03 November 2003

"Often our spiritual quest becomes a search for the right technique, the proper method, the perfect program that can immediately deliver the desired results of spiritual maturity and wholeness. Or we try to create the atmosphere for the 'right' spiritual moment, that 'perfect' setting in which God can touch us into instantaneous wholeness. If only we can find the right trick, the right book or the right guru, go to the right retreat, hear the right sermon, instantly we will be transformed into a new person at a new level of spirituality and wholeness...'It is the quest for the short cut which brings insight.' "

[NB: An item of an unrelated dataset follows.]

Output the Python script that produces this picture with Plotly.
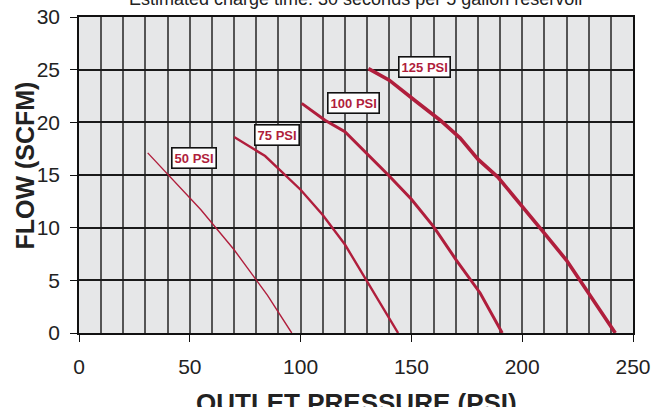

"A few years ago, I had a little boy. Then, within a year, he became a man. He went through one of those adolescent growth spurts. He grew almost a foot in height, his voice dropped into a deep bass, he began to shave, his body filled out--he was a different person. The same thing happens in our spiritual life. For a while we may live on a plateu of life and relationship with God. Then one of those moments comes in which we experience a growth spurt and find ourselves on a new level of life and relationship with God. We experience God in a new and different way. We see ourselves and life in a new perspective. Old things pass away, and new things take their place. But if we mistake such a growth spurt for all there is in spirituality, then we are not prepared for the long haul toward spiritual wholeness. We will tend to languish as we wait for another spurt to come along. Or we will try to reproduce the setting in which the previous spurt took place, hoping to create another such experience." --M. Robert Mulholland, Jr., Invitation to a Journey

The dark night of the soul; the waiting and hoping and despairing through long, cold desert nights, doing nothing, is not the absense of life and growth. It is an essential leg of the journey. It is the mile upon mile of plodding in silence and watching the backpack in front of you that must proceed the ecstasy of climbing mountains.